Offensichtliche Mängel

Das mit dem Neuanfang beim DFB-Team ist eine komplizierte Angelegenheit. Bei der Analyse des WM-Scheiterns zeigte sich Hansi Flick bislang öffentlich wenig selbstkritisch. Zweifellos hatte sein Team offensiv schöne Akzente bei diesem Turnier gesetzt, wenn man die fehlende Effizienz einmal außer Acht lässt. Die offensichtlichen Mängel in der Verteidigungsarbeit wollte Flick aber nicht als ein Problem der Gegenwart verstanden wissen. Er beklagte nach der Partie gegen Costa Rica, dass man seit Jahren schon über spielstarke Außenverteidiger und abschlussstarke Stürmer spreche, diese aber nicht habe. „Wir brauchen die Basics in der Ausbildung.“

Was er in diesem Moment geschickt unterschlug, war seine Tätigkeit als Sportdirektor des DFB von September 2014 bis Januar 2017, wo er für die Nachwuchsarbeit im Verband verantwortlich war und einiges in diese Richtung hätte anschieben können. Aufgenommen wurde er in den von Bierhoff geschaffenen Kosmos des Nationalteams bereits 2006 nach der WM im eigenen Land. Und seine Bescheidenheit und Loyalität, eine seiner herausstechendsten Eigenschaften neben den fachlichen Fähigkeiten, dürfte ausschlaggebend dafür gewesen sein, dass er als Assistenztrainer von Jogi Löw eingestellt wurde.

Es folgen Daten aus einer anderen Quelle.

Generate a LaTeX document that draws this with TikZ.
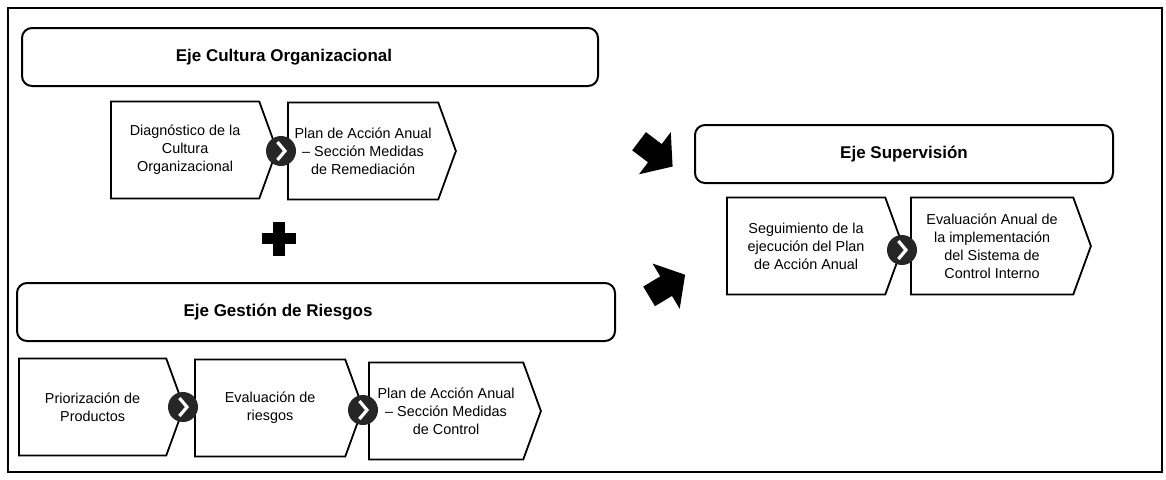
\documentclass[tikz,border=0pt]{standalone}
\usepackage{fontspec}
\setmainfont{Liberation Sans}
\usepackage{tikz}
\usetikzlibrary{shapes.symbols,shapes.arrows,positioning}

\begin{document}
\begin{tikzpicture}[x=0.5pt,y=-0.5pt]
  \tikzset{axis/.style = {shape=rectangle,draw,rounded corners=5pt,line width=1pt,minimum height=29pt,inner sep=0pt}}
  \tikzset{axistitle/.style = {font=\bfseries\fontsize{8.5}{10}\selectfont}}
  \tikzset{stage/.style = {shape=signal,signal to=east,signal pointer angle=140,draw,line width=0.9pt,minimum height=48.5pt,inner sep=1pt,align=center,font=\fontsize{7.2}{9}\selectfont,anchor=west}}
  \tikzset{nextmark/.style = {shape=circle,fill=black!85,minimum size=15pt,inner sep=0pt,
      path picture={\draw[white,line width=1.6pt,line join=miter] ([shift={(-1.8pt,4.5pt)}]path picture bounding box.center) -- ++(3.8pt,-4.5pt) -- ++(-3.8pt,-4.5pt);}}}
  \tikzset{bigarrow/.style = {shape=single arrow,fill=black,inner xsep=2pt,inner ysep=5.5pt,minimum height=21pt,single arrow head extend=7.5pt,single arrow tip angle=100}}

	\useasboundingbox (0,0) rectangle (1166,479);
	\draw[line width=0.9pt] (8,8) rectangle (1162,472);

	\node[axis,minimum width=288pt,label={[axistitle,xshift=-13pt]center:Eje Cultura Organizacional}] (cultura) at (310,57) {};
	\node[axis,minimum width=299pt,label={[axistitle,xshift=-19pt]center:Eje Gestión de Riesgos}] (riesgos) at (316,312) {};
	\node[axis,minimum width=209pt,label={[axistitle]center:Eje Supervisión}] (supervision) at (904,154) {};

	\node[stage,minimum width=83pt] (diag) at (110,150) {Diagnóstico de la\\Cultura\\Organizacional};
	\node[stage,minimum width=84pt] (remed) at (287,151) {Plan de Acción Anual\\– Sección Medidas\\de Remediación};

	\node[stage,minimum width=82.5pt] (prior) at (18,407) {Priorización de\\Productos};
	\node[stage,minimum width=84pt] (evalr) at (194,408) {Evaluación de\\riesgos};
	\node[stage,minimum width=86pt] (control) at (368,411) {Plan de Acción Anual\\– Sección Medidas\\de Control};

	\node[stage,minimum width=88pt] (segui) at (726,246) {Seguimiento de la\\ejecución del Plan\\de Acción Anual};
	\node[stage,minimum width=90pt] (evala) at (910,246) {Evaluación Anual de\\la implementación\\del Sistema de\\Control Interno};

	\foreach \nm/\x/\y in {mkA/281/151, mkB/183/407, mkC/363/410, mkD/902/250}
	\node[nextmark] (\nm) at (\x,\y) {};

	\node[bigarrow,rotate=-37] (toSupA) at (652,151) {};
	\node[bigarrow,rotate=31] (toSupB) at (663,288) {};

	\fill (262,233) rectangle (296,244);
	\fill (273,222) rectangle (285,256);

\end{tikzpicture}
\end{document}
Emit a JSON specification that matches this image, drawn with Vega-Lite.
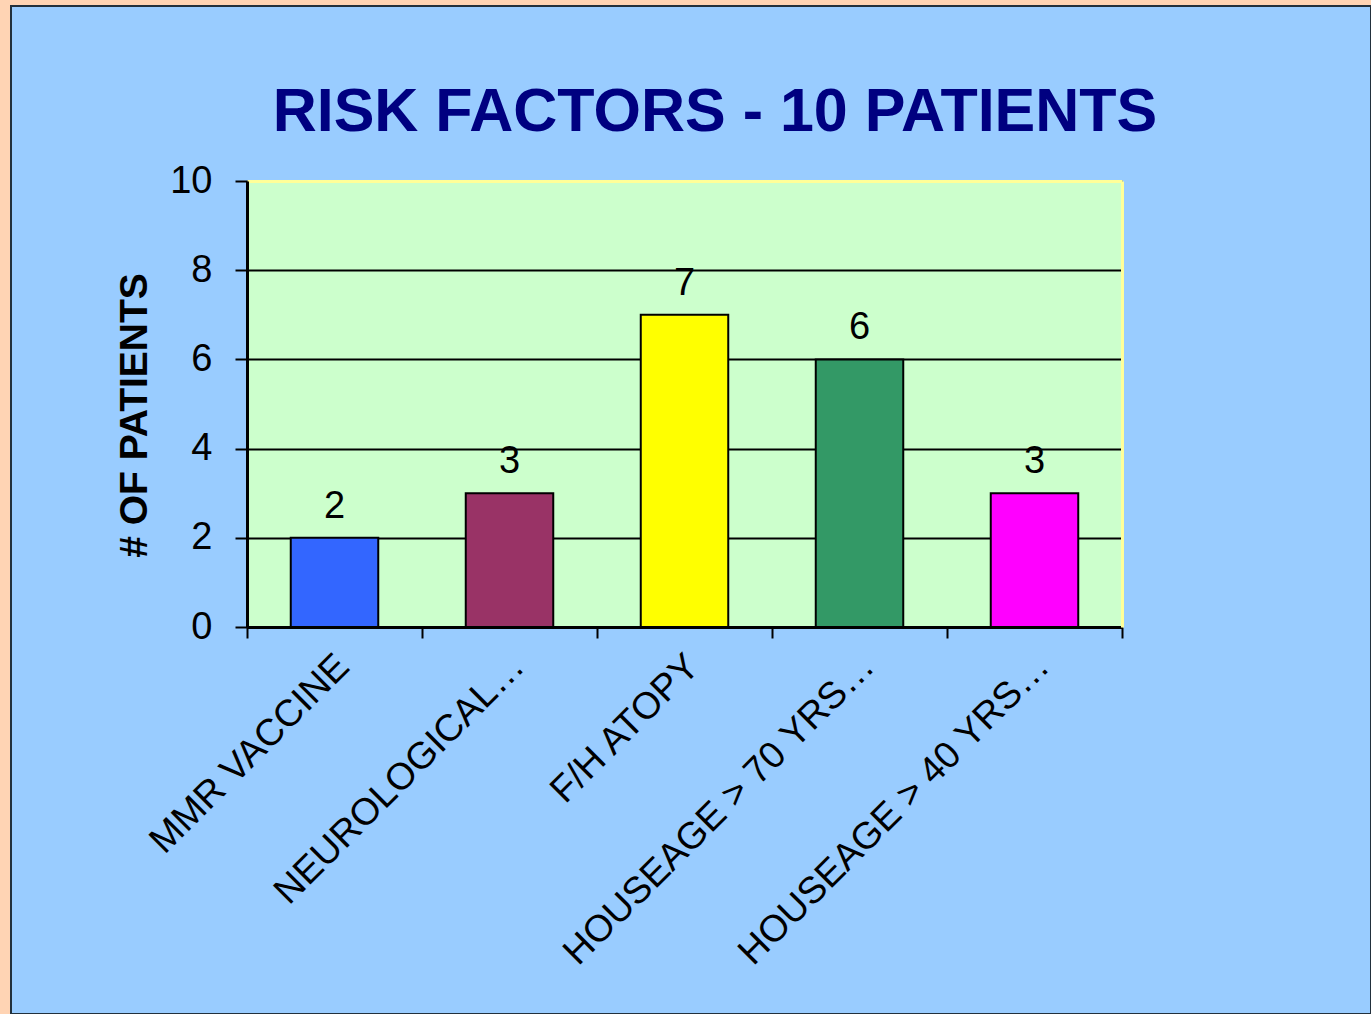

Flick hat seine zurückhaltende Art als Cheftrainer des DFB-Teams nie abgelegt. Auch das dürfte ein Grund sein, weshalb ihn bislang so wenige Kritiker ins Visier nehmen und ihn eher als Opfer denn als Macher sehen wollen. Als Hansi Flick beim FC Bayern München die Chefposition übernommen hatte, wurde der mit einem gewissen Geltungsdrang ausgestattete Sportvorstand Hasan Salihamidžić für all das zur Zielscheibe, was weniger gut im Verein lief.

Vor dem Abgang von Bierhoff hat Flick in den letzten Tagen Gedanken an seinen möglichen Abtritt noch als abwegig abgetan. In einem verbandsinternen Interview erklärte er: „Von meiner Seite gibt es keinen Grund, nicht weiterzumachen. Mir macht es Spaß, wir haben gute Spieler, die nachkommen, an mir wird’s nicht liegen.“ So unbefangen haben noch wenige an ihrer Aufgabe gescheiterte Trainer die Frage nach Konsequenzen beantwortet.

Hans-Dieter Flick, der allen nur in der Verkleinerungsform „Hansi“ vertraut ist, könnte ganz groß werden im Machtvakuum, das sich beim DFB seit Montagabend aufgetan hat. Seine Situation ist mehr als komfortabel. Entweder folgt er nun als loyaler Teamplayer Oliver Bierhoff, obwohl sich derzeit wenige eine bessere Alternative als Trainer des deutschen Nationalteams vorstellen können. Oder er bleibt mit größerer Gestaltungsmacht. Einen Preis hätte dieser Aufstieg allerdings schon. Die Pfeile der Kritik dürften sich künftig auf Flick richten.